* **Work to complete**
Only the lines from the start of the data through the line containing "from matplotlib.ticker import MultipleLocator" should be written out, exactly as they are, with both ends included and the pictures left out.

* **Provided information**

++++++++++

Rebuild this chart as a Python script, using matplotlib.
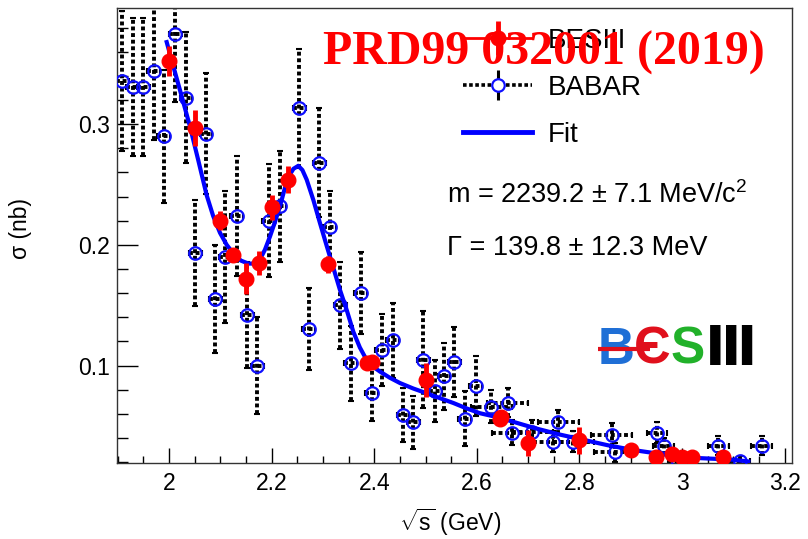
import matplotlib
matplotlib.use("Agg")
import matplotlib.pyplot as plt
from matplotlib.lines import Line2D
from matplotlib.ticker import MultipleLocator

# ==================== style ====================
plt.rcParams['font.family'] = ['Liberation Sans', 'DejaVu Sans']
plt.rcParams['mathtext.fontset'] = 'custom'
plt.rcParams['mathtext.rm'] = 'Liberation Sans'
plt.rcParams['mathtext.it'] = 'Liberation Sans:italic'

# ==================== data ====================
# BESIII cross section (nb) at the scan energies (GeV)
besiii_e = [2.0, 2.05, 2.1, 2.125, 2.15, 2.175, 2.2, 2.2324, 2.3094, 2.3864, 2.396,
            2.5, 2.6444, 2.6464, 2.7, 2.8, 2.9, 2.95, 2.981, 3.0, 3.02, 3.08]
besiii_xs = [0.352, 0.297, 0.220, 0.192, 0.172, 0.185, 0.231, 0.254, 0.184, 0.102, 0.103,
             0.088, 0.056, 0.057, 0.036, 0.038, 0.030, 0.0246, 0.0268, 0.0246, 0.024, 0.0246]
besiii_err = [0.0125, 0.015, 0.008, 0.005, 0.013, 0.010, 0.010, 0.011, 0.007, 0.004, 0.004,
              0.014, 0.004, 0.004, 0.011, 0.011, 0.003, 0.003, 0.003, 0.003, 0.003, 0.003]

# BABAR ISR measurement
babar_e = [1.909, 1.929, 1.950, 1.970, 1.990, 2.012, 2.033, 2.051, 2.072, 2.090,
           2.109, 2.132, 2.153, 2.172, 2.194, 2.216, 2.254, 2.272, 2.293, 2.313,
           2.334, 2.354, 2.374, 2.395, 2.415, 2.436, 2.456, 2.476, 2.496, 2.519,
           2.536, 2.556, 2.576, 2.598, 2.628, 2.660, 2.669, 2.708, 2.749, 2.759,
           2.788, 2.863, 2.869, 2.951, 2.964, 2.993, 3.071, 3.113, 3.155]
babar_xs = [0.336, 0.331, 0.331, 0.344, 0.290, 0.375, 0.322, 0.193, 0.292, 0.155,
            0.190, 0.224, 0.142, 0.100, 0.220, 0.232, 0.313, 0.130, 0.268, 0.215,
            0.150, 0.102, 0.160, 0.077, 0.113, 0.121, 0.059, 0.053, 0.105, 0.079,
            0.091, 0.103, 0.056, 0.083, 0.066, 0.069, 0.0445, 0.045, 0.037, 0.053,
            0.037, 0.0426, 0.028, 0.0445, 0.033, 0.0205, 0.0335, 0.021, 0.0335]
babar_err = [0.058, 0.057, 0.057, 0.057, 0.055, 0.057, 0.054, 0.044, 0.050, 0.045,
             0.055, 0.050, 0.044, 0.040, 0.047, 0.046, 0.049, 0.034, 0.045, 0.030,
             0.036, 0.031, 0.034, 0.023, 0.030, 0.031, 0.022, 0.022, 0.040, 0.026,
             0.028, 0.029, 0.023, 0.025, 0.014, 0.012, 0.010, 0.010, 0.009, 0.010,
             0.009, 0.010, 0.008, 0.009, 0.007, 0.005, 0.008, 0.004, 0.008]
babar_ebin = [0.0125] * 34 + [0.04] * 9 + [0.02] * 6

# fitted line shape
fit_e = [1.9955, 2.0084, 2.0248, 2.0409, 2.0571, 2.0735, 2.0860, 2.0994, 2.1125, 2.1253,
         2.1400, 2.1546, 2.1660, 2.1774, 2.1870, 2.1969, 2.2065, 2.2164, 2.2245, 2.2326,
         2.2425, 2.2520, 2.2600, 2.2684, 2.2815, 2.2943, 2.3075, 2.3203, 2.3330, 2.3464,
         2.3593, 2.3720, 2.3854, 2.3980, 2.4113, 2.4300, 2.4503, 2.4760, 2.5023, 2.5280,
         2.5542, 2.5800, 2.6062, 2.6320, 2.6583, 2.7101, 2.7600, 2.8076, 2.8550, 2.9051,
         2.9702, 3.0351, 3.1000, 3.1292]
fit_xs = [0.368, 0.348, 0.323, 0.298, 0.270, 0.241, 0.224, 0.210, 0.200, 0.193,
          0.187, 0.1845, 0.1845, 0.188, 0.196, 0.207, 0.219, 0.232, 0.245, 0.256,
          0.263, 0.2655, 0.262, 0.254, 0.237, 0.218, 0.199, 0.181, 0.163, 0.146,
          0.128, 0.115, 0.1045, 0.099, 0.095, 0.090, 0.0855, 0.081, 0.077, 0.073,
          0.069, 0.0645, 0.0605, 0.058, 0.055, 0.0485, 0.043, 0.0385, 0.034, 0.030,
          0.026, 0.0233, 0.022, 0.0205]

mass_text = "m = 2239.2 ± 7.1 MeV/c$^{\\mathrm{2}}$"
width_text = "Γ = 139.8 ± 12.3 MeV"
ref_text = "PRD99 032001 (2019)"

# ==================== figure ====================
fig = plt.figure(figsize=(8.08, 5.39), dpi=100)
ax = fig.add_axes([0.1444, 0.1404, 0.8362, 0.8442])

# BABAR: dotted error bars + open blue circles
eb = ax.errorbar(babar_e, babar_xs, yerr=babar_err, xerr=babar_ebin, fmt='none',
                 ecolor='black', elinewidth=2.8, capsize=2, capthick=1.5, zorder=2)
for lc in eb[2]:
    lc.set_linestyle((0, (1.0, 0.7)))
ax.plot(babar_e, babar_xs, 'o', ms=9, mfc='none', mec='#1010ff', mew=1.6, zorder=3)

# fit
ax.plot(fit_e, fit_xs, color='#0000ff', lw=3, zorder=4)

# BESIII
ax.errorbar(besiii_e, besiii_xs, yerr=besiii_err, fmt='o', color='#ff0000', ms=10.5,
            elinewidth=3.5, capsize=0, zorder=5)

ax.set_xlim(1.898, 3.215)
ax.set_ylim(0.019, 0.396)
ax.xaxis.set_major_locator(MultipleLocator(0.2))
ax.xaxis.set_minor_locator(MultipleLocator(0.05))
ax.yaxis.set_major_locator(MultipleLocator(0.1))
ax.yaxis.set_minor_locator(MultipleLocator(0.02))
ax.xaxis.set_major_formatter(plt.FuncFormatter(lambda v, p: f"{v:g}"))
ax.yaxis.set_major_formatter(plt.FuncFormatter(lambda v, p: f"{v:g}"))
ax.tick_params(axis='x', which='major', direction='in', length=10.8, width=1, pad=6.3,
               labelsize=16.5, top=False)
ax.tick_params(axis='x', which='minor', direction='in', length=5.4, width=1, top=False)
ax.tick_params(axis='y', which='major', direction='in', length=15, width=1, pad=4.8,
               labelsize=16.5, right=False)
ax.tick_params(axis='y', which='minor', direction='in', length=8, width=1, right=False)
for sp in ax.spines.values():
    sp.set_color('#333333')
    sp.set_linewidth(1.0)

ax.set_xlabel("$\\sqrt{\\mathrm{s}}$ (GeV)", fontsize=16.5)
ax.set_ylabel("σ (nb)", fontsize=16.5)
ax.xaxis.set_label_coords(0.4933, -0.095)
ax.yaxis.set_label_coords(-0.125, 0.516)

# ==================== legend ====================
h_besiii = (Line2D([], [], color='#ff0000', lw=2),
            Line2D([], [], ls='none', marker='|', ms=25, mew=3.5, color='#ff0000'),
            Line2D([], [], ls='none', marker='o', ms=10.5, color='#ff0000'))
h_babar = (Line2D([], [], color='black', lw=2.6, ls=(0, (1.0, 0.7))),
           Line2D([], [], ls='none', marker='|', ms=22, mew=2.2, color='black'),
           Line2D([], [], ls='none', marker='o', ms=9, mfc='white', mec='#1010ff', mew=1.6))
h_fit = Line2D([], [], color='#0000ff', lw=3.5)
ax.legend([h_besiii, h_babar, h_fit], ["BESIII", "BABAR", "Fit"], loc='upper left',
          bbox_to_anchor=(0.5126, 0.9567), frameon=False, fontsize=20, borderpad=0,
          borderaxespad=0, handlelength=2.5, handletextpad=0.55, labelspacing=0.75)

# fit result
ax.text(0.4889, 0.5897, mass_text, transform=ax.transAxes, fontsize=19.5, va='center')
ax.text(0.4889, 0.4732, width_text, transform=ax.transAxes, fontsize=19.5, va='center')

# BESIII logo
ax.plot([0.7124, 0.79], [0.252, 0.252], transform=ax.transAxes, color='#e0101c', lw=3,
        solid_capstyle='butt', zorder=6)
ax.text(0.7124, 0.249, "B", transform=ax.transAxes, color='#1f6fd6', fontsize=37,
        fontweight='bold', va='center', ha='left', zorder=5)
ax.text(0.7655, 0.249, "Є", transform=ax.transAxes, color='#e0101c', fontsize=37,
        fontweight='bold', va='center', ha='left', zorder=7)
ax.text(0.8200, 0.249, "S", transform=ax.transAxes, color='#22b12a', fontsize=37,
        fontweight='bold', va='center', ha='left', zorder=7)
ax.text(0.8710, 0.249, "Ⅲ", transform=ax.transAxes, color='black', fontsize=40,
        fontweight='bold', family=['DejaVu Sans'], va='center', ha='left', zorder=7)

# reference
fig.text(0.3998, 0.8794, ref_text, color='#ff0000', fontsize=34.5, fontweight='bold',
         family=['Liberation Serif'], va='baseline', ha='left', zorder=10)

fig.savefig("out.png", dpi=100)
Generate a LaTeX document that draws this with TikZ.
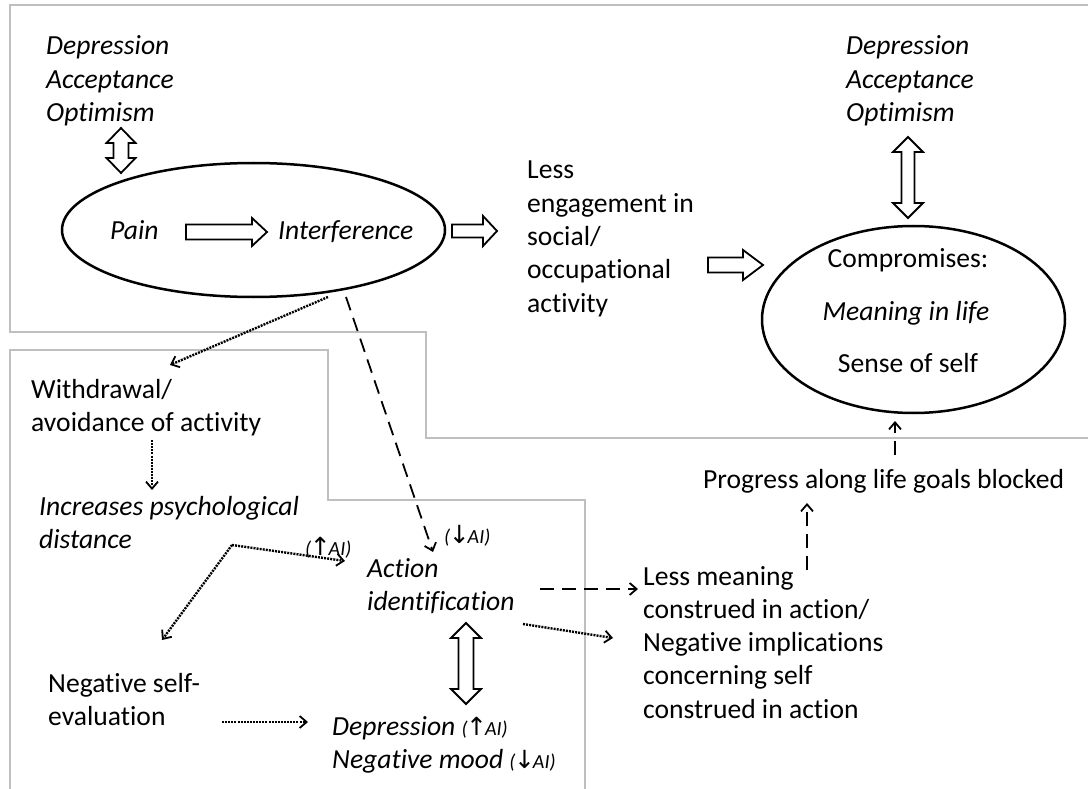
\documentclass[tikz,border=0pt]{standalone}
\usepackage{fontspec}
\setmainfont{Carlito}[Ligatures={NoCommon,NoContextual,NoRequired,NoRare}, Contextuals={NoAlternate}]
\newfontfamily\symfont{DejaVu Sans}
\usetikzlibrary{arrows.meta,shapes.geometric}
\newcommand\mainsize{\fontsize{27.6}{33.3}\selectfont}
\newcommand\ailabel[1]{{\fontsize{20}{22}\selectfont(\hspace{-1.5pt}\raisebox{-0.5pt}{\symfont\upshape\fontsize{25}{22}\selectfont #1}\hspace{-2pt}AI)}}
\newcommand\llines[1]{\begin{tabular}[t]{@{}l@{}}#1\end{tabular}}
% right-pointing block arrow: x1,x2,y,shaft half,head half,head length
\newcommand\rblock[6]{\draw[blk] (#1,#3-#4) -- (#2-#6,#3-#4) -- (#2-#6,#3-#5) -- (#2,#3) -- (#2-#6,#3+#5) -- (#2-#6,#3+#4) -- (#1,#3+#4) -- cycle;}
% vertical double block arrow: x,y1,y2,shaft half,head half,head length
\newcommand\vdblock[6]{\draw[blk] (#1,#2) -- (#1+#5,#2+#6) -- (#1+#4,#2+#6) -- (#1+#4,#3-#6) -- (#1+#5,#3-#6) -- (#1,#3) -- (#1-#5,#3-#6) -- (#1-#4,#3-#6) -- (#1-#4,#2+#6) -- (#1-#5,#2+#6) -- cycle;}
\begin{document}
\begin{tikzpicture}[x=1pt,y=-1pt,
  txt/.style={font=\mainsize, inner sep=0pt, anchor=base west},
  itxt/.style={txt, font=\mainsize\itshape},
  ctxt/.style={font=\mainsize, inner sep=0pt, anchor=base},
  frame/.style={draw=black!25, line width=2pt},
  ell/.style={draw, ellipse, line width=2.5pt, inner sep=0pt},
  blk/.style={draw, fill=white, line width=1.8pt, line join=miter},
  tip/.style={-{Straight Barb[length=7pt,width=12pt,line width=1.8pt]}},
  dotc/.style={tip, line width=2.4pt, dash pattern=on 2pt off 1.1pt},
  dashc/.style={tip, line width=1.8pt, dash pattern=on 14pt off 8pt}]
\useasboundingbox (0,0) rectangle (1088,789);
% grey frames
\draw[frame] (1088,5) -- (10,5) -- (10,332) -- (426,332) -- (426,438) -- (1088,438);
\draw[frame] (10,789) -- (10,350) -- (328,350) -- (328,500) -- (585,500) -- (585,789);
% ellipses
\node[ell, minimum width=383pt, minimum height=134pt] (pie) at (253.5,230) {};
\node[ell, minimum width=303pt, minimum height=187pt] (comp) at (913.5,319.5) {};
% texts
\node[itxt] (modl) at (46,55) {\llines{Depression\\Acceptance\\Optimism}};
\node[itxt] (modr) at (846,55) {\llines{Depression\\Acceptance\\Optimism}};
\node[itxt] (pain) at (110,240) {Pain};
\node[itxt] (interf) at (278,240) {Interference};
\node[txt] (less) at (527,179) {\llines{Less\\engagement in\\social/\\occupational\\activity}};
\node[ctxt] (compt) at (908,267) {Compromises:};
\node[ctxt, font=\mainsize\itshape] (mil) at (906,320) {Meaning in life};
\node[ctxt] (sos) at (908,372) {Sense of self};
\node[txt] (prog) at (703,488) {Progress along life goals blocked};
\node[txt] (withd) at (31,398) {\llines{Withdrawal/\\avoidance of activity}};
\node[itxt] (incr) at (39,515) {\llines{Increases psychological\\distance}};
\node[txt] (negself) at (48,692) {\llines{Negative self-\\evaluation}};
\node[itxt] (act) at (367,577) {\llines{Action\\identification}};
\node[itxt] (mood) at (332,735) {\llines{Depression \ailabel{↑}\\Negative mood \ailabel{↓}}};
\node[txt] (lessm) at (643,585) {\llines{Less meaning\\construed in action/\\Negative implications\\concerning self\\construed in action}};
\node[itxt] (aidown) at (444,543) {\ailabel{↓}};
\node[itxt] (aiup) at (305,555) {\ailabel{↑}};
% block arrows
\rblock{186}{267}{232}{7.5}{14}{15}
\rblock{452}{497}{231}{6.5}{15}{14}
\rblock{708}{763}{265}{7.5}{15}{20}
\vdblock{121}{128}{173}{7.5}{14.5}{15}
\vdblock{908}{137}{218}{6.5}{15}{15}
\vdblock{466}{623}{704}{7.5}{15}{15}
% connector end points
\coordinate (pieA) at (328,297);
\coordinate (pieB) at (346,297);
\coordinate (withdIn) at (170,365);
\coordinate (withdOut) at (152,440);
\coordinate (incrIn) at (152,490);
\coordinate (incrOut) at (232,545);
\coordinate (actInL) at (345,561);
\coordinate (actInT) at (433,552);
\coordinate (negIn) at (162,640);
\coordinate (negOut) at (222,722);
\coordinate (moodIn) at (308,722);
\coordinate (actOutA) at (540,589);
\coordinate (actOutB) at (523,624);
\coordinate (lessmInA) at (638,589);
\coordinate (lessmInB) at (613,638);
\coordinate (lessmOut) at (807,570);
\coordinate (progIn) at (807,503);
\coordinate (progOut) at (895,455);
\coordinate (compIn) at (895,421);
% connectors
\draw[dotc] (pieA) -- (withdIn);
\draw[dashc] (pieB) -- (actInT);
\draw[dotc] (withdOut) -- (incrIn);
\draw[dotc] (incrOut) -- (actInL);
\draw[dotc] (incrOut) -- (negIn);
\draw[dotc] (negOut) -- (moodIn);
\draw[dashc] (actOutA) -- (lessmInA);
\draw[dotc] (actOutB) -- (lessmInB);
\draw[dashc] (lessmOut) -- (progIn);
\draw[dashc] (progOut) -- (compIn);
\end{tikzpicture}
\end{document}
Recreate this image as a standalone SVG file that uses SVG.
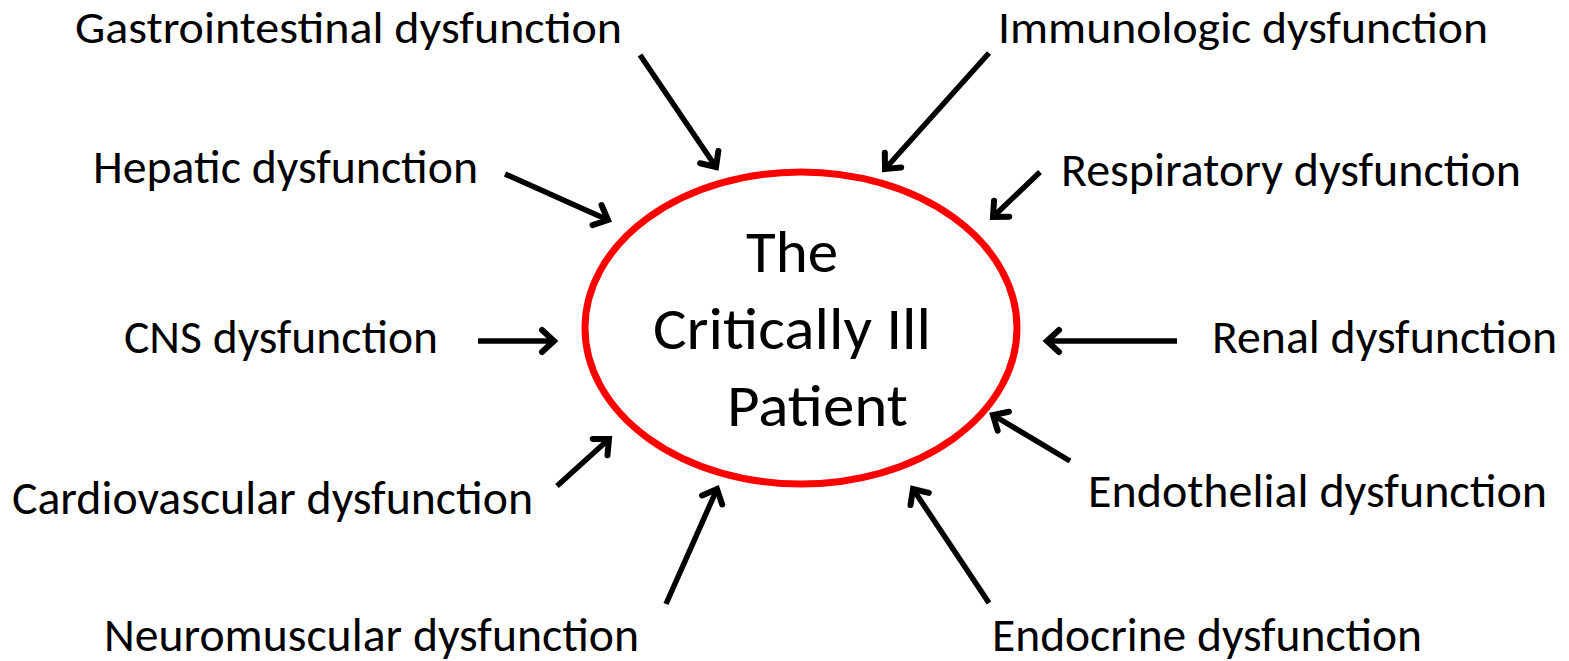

++++++++++

* **Expected output**
Rebuild this chart as a Python script, using matplotlib.
import matplotlib
matplotlib.use("Agg")
import matplotlib.pyplot as plt
from matplotlib.lines import Line2D
from matplotlib.ticker import MultipleLocator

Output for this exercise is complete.